Short exercise: Look at the data below and print exactly the lines from its first line through the line with "(iev) at (692,252)"; the pictures stay out of the copy.

==== Data block ====

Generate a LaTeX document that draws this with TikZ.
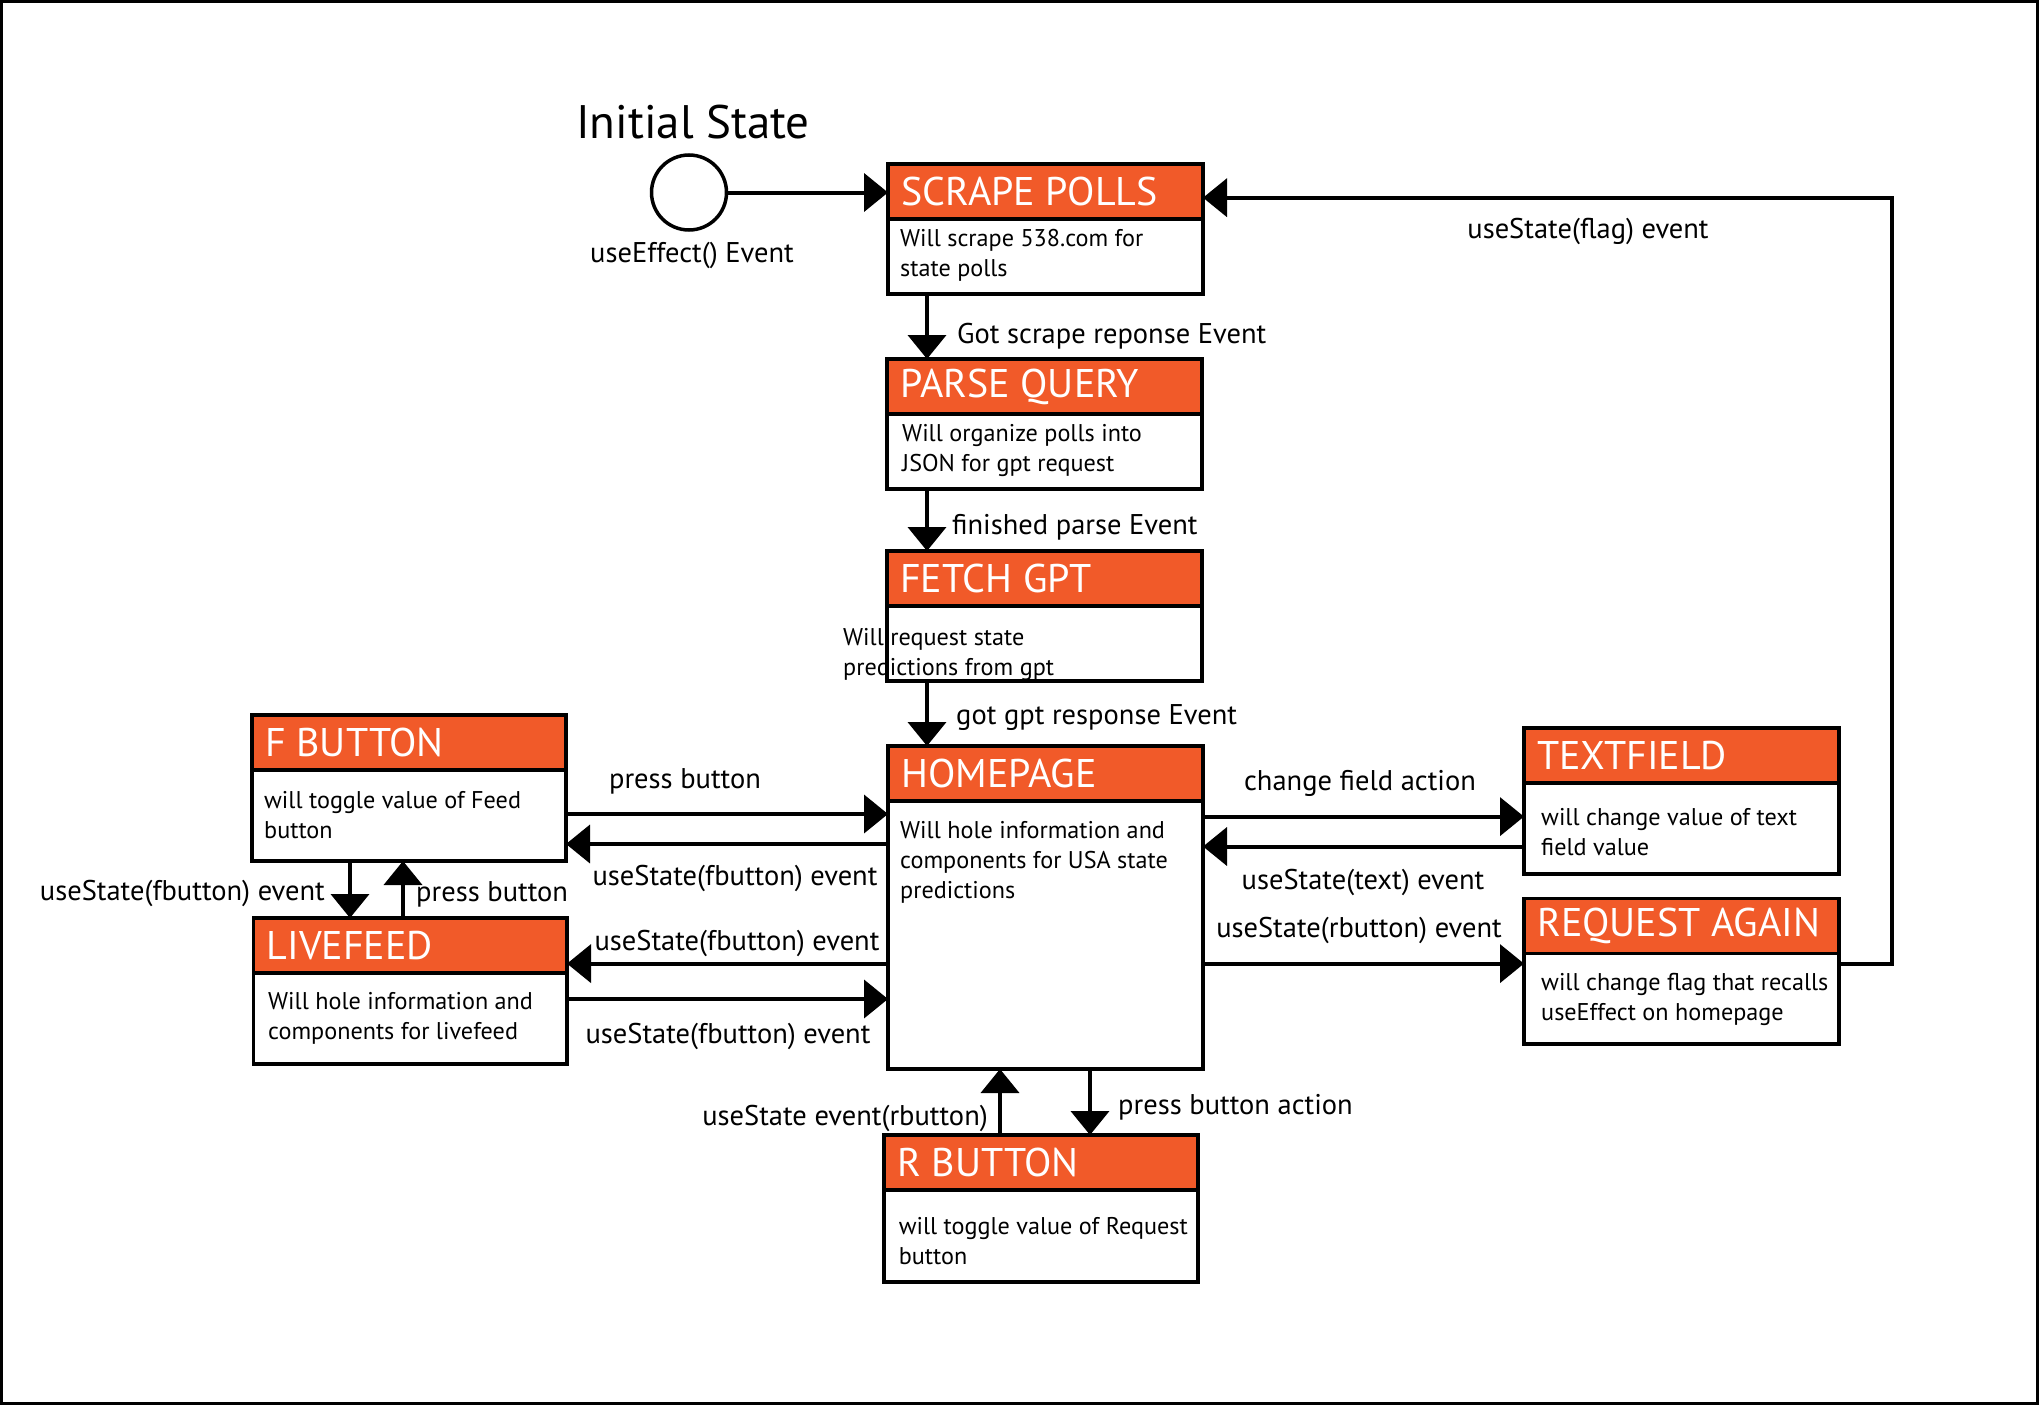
\documentclass[tikz,border=0pt]{standalone}
\usepackage{fontspec}
\setmainfont{PT Sans}
\usetikzlibrary{arrows.meta}
\definecolor{hdr}{RGB}{241,90,41}
\tikzset{
 stframe/.style={draw, line width=3.5pt, fill=white, inner sep=0pt, outer sep=0pt},
 ttl/.style={text=white, font=\fontsize{40}{46}\selectfont, inner sep=0pt, anchor=west},
 bdy/.style={font=\fontsize{24.2}{30}\selectfont, align=left, inner sep=0pt, anchor=west, yshift=-2.5pt},
 lbl/.style={font=\fontsize{28.5}{33}\selectfont, inner sep=0pt, yshift=-3.5pt},
 arr/.style={line width=4pt, -{Triangle[length=24pt,width=38pt]}},
}
\newcommand\stbox[6]{%
 \node[stframe, minimum width=#4pt, minimum height=#5pt, anchor=north west] (#1) at (#2,#3) {};
 \fill[hdr] (#1.north west) rectangle ([yshift=-55pt]#1.north east);
 \draw[line width=3.5pt] ([yshift=-55pt]#1.north west) -- ([yshift=-55pt]#1.north east);
 \draw[line width=3.5pt] (#1.north west) rectangle (#1.south east);
 \node[ttl] (#1-t) at ([xshift=13pt,yshift=-27.5pt]#1.north west) {#6};
}
\begin{document}
\begin{tikzpicture}[x=1pt,y=-1pt]
\useasboundingbox (0,0) rectangle (2039,1405);
\draw[line width=3pt] (1.5,1.5) rectangle (2037.5,1403.5);

% initial state
\node[font=\fontsize{47}{54}\selectfont, inner sep=0pt] (ist) at (693,122.5) {Initial State};
\node[draw, circle, line width=3.5pt, minimum size=75pt, inner sep=0pt] (init) at (689,192.5) {};
\node[lbl] (iev) at (692,252) {useEffect() Event};

% boxes
\stbox{sp}{888}{164}{315}{130}{SCRAPE POLLS}
\node[bdy] (sp-b) at (900,253) {Will scrape 538.com for\\state polls};
\stbox{pq}{887}{359}{315}{130}{PARSE QUERY}
\node[bdy] (pq-b) at (902,448) {Will organize polls into\\JSON for gpt request};
\stbox{fg}{887}{551}{315}{130}{FETCH GPT}
\node[bdy] (fg-b) at (843,652) {Will request state\\predictions from gpt};
\stbox{hp}{888}{746}{315}{323}{HOMEPAGE}
\node[bdy] (hp-b) at (900,860) {Will hole information and\\components for USA state\\predictions};
\stbox{fb}{252}{715}{314}{146}{F BUTTON}
\node[bdy] (fb-b) at (264,813) {will toggle value of Feed\\button};
\stbox{lf}{253.5}{918}{313.5}{146}{LIVEFEED}
\node[bdy] (lf-b) at (268,1016) {Will hole information and\\components for livefeed};
\stbox{tf}{1524}{728}{315}{146}{TEXTFIELD}
\node[bdy] (tf-b) at (1541,830) {will change value of text\\field value};
\stbox{ra}{1524}{898.6}{315}{145.4}{REQUEST AGAIN}
\node[bdy] (ra-b) at (1541,997) {will change flag that recalls\\useEffect on homepage};
\stbox{rb}{884}{1135}{314}{147}{R BUTTON}
\node[bdy] (rb-b) at (898.6,1239) {will toggle value of Request\\button};

% vertical chain
\draw[arr] (init) -- (init -| sp.west);
\coordinate (c1) at ([xshift=39pt]sp.south west);
\draw[arr] (c1) -- (c1 |- pq.north);
\node[lbl, anchor=west] at (957,333) {Got scrape reponse Event};
\coordinate (c2) at ([xshift=40pt]pq.south west);
\draw[arr] (c2) -- (c2 |- fg.north);
\node[lbl, anchor=west] at (952,524) {finished parse Event};
\coordinate (c3) at ([xshift=40pt]fg.south west);
\draw[arr] (c3) -- (c3 |- hp.north);
\node[lbl, anchor=west] at (956,714) {got gpt response Event};

% left side
\draw[arr] ([yshift=-99pt]fb.north east) -- ([yshift=-68pt]hp.north west);
\node[lbl] at (685,777.5) {press button};
\draw[arr] ([yshift=-98pt]hp.north west) -- ([yshift=-129pt]fb.north east);
\node[lbl] at (735,875) {useState(fbutton) event};
\draw[arr] ([yshift=-217.6pt]hp.north west) -- ([yshift=-45.6pt]lf.north east);
\node[lbl] at (737,940) {useState(fbutton) event};
\draw[arr] ([yshift=-81pt]lf.north east) -- ([yshift=-253pt]hp.north west);
\node[lbl] at (728,1032.5) {useState(fbutton) event};
\coordinate (c4) at ([xshift=98pt]fb.south west);
\draw[arr] (c4) -- (c4 |- lf.north);
\node[lbl, anchor=east] at (325,889.5) {useState(fbutton) event};
\coordinate (c5) at ([xshift=151pt]fb.south west);
\draw[arr] (c5 |- lf.north) -- (c5);
\node[lbl, anchor=west] at (416,891) {press button};

% right side
\draw[arr] ([yshift=-70.6pt]hp.north east) -- ([yshift=-88.6pt]tf.north west);
\node[lbl] at (1360,780) {change field action};
\draw[arr] ([yshift=-118.5pt]tf.north west) -- ([yshift=-100.5pt]hp.north east);
\node[lbl] at (1363,879) {useState(text) event};
\draw[arr] ([yshift=-217.6pt]hp.north east) -- ([yshift=-65pt]ra.north west);
\node[lbl] at (1359,927) {useState(rbutton) event};
\draw[arr] ([yshift=-65pt]ra.north east) -- ++(53,0) |- ([yshift=-33.7pt]sp.north east);
\node[lbl] at (1588,227.6) {useState(flag) event};

% bottom
\coordinate (c6) at ([xshift=112pt]hp.south west);
\draw[arr] (c6 |- rb.north) -- (c6);
\node[lbl, anchor=east] at (988,1114.5) {useState event(rbutton)};
\coordinate (c7) at ([xshift=202pt]hp.south west);
\draw[arr] (c7) -- (c7 |- rb.north);
\node[lbl, anchor=west] at (1118,1104) {press button action};
\end{tikzpicture}
\end{document}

====

Final result:
Generate a LaTeX document that draws this with TikZ.
\documentclass[tikz,border=0pt]{standalone}
\usepackage{fontspec}
\setmainfont{PT Sans}
\usetikzlibrary{arrows.meta}
\definecolor{hdr}{RGB}{241,90,41}
\tikzset{
 stframe/.style={draw, line width=3.5pt, fill=white, inner sep=0pt, outer sep=0pt},
 ttl/.style={text=white, font=\fontsize{40}{46}\selectfont, inner sep=0pt, anchor=west},
 bdy/.style={font=\fontsize{24.2}{30}\selectfont, align=left, inner sep=0pt, anchor=west, yshift=-2.5pt},
 lbl/.style={font=\fontsize{28.5}{33}\selectfont, inner sep=0pt, yshift=-3.5pt},
 arr/.style={line width=4pt, -{Triangle[length=24pt,width=38pt]}},
}
\newcommand\stbox[6]{%
 \node[stframe, minimum width=#4pt, minimum height=#5pt, anchor=north west] (#1) at (#2,#3) {};
 \fill[hdr] (#1.north west) rectangle ([yshift=-55pt]#1.north east);
 \draw[line width=3.5pt] ([yshift=-55pt]#1.north west) -- ([yshift=-55pt]#1.north east);
 \draw[line width=3.5pt] (#1.north west) rectangle (#1.south east);
 \node[ttl] (#1-t) at ([xshift=13pt,yshift=-27.5pt]#1.north west) {#6};
}
\begin{document}
\begin{tikzpicture}[x=1pt,y=-1pt]
\useasboundingbox (0,0) rectangle (2039,1405);
\draw[line width=3pt] (1.5,1.5) rectangle (2037.5,1403.5);

% initial state
\node[font=\fontsize{47}{54}\selectfont, inner sep=0pt] (ist) at (693,122.5) {Initial State};
\node[draw, circle, line width=3.5pt, minimum size=75pt, inner sep=0pt] (init) at (689,192.5) {};
\node[lbl] (iev) at (692,252) {useEffect() Event};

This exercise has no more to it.